- _Data shown_:
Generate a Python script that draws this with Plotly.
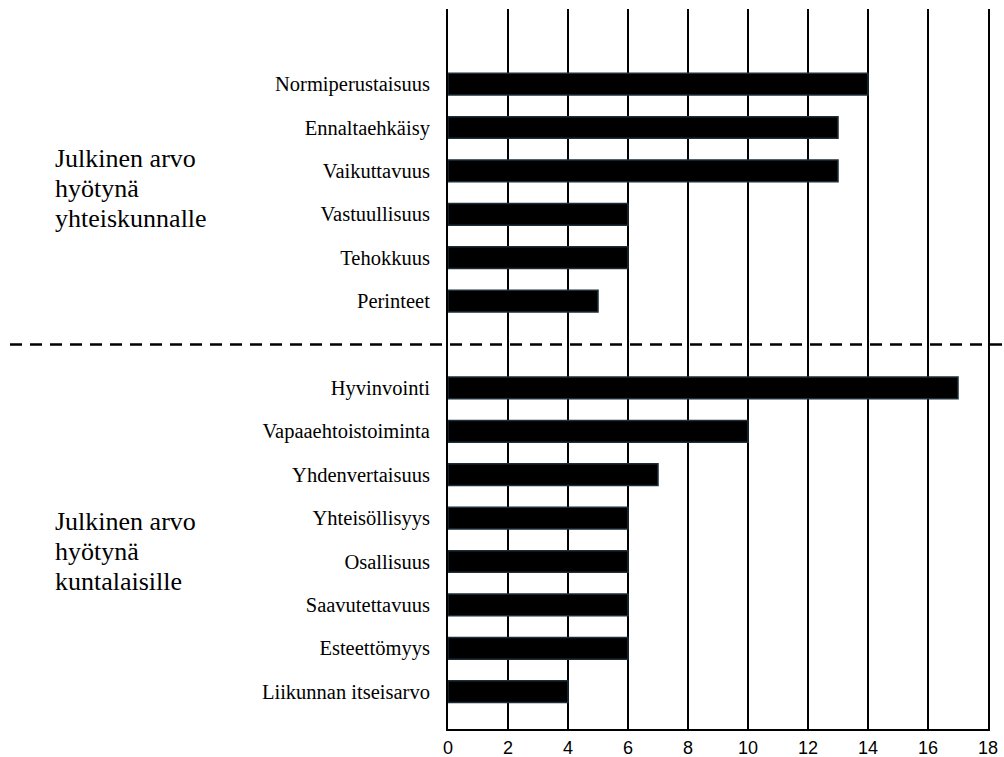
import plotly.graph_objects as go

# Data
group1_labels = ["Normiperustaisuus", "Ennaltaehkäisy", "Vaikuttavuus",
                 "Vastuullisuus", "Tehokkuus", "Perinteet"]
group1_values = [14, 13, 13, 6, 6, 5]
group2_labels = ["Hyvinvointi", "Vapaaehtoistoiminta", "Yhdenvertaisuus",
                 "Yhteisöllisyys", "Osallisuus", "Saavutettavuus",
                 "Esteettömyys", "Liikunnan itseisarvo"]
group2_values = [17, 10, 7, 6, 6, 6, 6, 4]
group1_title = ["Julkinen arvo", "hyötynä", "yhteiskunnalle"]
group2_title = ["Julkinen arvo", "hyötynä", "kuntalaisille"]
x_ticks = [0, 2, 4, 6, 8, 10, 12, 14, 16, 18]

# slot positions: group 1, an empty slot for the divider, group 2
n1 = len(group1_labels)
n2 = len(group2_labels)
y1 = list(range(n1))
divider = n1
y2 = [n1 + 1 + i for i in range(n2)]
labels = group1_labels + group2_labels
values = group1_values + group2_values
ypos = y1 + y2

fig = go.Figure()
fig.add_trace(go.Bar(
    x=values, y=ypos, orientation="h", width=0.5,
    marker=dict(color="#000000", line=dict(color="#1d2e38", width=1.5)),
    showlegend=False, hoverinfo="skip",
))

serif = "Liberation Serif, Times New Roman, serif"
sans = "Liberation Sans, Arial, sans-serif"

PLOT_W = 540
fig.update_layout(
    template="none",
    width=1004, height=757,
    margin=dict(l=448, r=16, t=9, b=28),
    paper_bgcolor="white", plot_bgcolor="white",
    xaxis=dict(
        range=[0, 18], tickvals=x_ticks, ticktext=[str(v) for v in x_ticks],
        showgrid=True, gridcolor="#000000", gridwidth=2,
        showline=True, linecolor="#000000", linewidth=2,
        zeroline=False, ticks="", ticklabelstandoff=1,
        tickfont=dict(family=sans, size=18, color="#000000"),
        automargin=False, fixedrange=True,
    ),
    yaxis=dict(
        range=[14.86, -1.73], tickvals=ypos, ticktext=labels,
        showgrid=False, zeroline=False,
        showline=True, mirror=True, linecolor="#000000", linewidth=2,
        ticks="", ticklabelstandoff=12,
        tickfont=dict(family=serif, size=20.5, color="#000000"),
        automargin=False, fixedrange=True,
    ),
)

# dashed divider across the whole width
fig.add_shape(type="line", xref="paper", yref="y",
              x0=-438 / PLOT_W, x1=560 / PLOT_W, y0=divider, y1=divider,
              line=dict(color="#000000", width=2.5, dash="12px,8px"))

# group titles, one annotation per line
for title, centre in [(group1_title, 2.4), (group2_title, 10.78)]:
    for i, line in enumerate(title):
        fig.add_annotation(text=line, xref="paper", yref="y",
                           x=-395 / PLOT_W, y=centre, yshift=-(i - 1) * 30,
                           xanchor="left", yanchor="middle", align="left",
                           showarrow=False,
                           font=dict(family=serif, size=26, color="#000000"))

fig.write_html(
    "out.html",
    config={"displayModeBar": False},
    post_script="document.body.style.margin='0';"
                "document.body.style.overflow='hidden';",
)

- _What is being asked_:
Quote all the lines above exactly as given. Do not include the pictures.

- _Answer_:
Generate a Python script that draws this with Plotly.
import plotly.graph_objects as go

# Data
group1_labels = ["Normiperustaisuus", "Ennaltaehkäisy", "Vaikuttavuus",
                 "Vastuullisuus", "Tehokkuus", "Perinteet"]
group1_values = [14, 13, 13, 6, 6, 5]
group2_labels = ["Hyvinvointi", "Vapaaehtoistoiminta", "Yhdenvertaisuus",
                 "Yhteisöllisyys", "Osallisuus", "Saavutettavuus",
                 "Esteettömyys", "Liikunnan itseisarvo"]
group2_values = [17, 10, 7, 6, 6, 6, 6, 4]
group1_title = ["Julkinen arvo", "hyötynä", "yhteiskunnalle"]
group2_title = ["Julkinen arvo", "hyötynä", "kuntalaisille"]
x_ticks = [0, 2, 4, 6, 8, 10, 12, 14, 16, 18]

# slot positions: group 1, an empty slot for the divider, group 2
n1 = len(group1_labels)
n2 = len(group2_labels)
y1 = list(range(n1))
divider = n1
y2 = [n1 + 1 + i for i in range(n2)]
labels = group1_labels + group2_labels
values = group1_values + group2_values
ypos = y1 + y2

fig = go.Figure()
fig.add_trace(go.Bar(
    x=values, y=ypos, orientation="h", width=0.5,
    marker=dict(color="#000000", line=dict(color="#1d2e38", width=1.5)),
    showlegend=False, hoverinfo="skip",
))

serif = "Liberation Serif, Times New Roman, serif"
sans = "Liberation Sans, Arial, sans-serif"

PLOT_W = 540
fig.update_layout(
    template="none",
    width=1004, height=757,
    margin=dict(l=448, r=16, t=9, b=28),
    paper_bgcolor="white", plot_bgcolor="white",
    xaxis=dict(
        range=[0, 18], tickvals=x_ticks, ticktext=[str(v) for v in x_ticks],
        showgrid=True, gridcolor="#000000", gridwidth=2,
        showline=True, linecolor="#000000", linewidth=2,
        zeroline=False, ticks="", ticklabelstandoff=1,
        tickfont=dict(family=sans, size=18, color="#000000"),
        automargin=False, fixedrange=True,
    ),
    yaxis=dict(
        range=[14.86, -1.73], tickvals=ypos, ticktext=labels,
        showgrid=False, zeroline=False,
        showline=True, mirror=True, linecolor="#000000", linewidth=2,
        ticks="", ticklabelstandoff=12,
        tickfont=dict(family=serif, size=20.5, color="#000000"),
        automargin=False, fixedrange=True,
    ),
)

# dashed divider across the whole width
fig.add_shape(type="line", xref="paper", yref="y",
              x0=-438 / PLOT_W, x1=560 / PLOT_W, y0=divider, y1=divider,
              line=dict(color="#000000", width=2.5, dash="12px,8px"))

# group titles, one annotation per line
for title, centre in [(group1_title, 2.4), (group2_title, 10.78)]:
    for i, line in enumerate(title):
        fig.add_annotation(text=line, xref="paper", yref="y",
                           x=-395 / PLOT_W, y=centre, yshift=-(i - 1) * 30,
                           xanchor="left", yanchor="middle", align="left",
                           showarrow=False,
                           font=dict(family=serif, size=26, color="#000000"))

fig.write_html(
    "out.html",
    config={"displayModeBar": False},
    post_script="document.body.style.margin='0';"
                "document.body.style.overflow='hidden';",
)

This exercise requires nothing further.